A BEST BOOK OF THE YEAR: The New York Times - The Washington Post
"Make[s] the reader feel as if they were in the room with the great
personalities of the age, bearing witness to their insights and their
vanities and rages." --Lauren Groff, New York Times best-selling author
of Matrix
When did we begin to be as self-centered as we are today? At what point
did we expect to have the right to determine our own lives? When did we
first ask the question, How can I be free? It all began in a quiet
university town in Germany in the 1790s, when a group of playwrights,
poets, and writers put the self at center stage in their thinking, their
writing, and their lives.
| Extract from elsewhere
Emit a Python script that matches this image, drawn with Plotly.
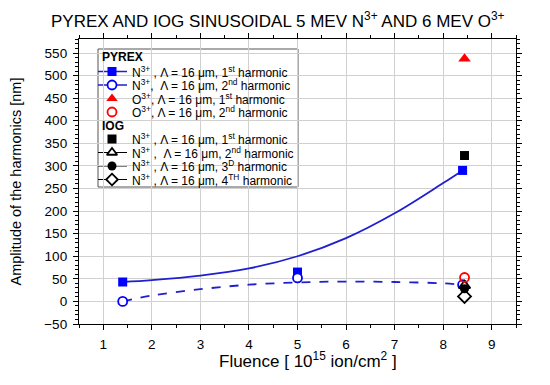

This brilliant circle included the famous
poets Goethe, Schiller, and Novalis; the visionary philosophers Fichte,
Schelling, and Hegel; the contentious Schlegel brothers; and, in a
wonderful cameo, Alexander von Humboldt. And at the heart of this group
was the formidable Caroline Schlegel, who sparked their dazzling
conversations about the self, nature, identity, and freedom.
The French revolutionaries may have changed the political landscape of
Europe, but the young Romantics incited a revolution of the mind that
transformed our world forever. We are still empowered by their daring
leap into the self, and by their radical notions of the creative
potential of the individual, the highest aspirations of art and science,
the unity of nature, and the true meaning of freedom. We also still walk
the same tightrope between meaningful self-fulfillment and destructive
narcissism, between the rights of the individual and our
responsibilities toward our community and future generations. At the
heart of this inspiring book is the extremely modern tension between the
dangers of selfishness and the thrilling possibilities of free will.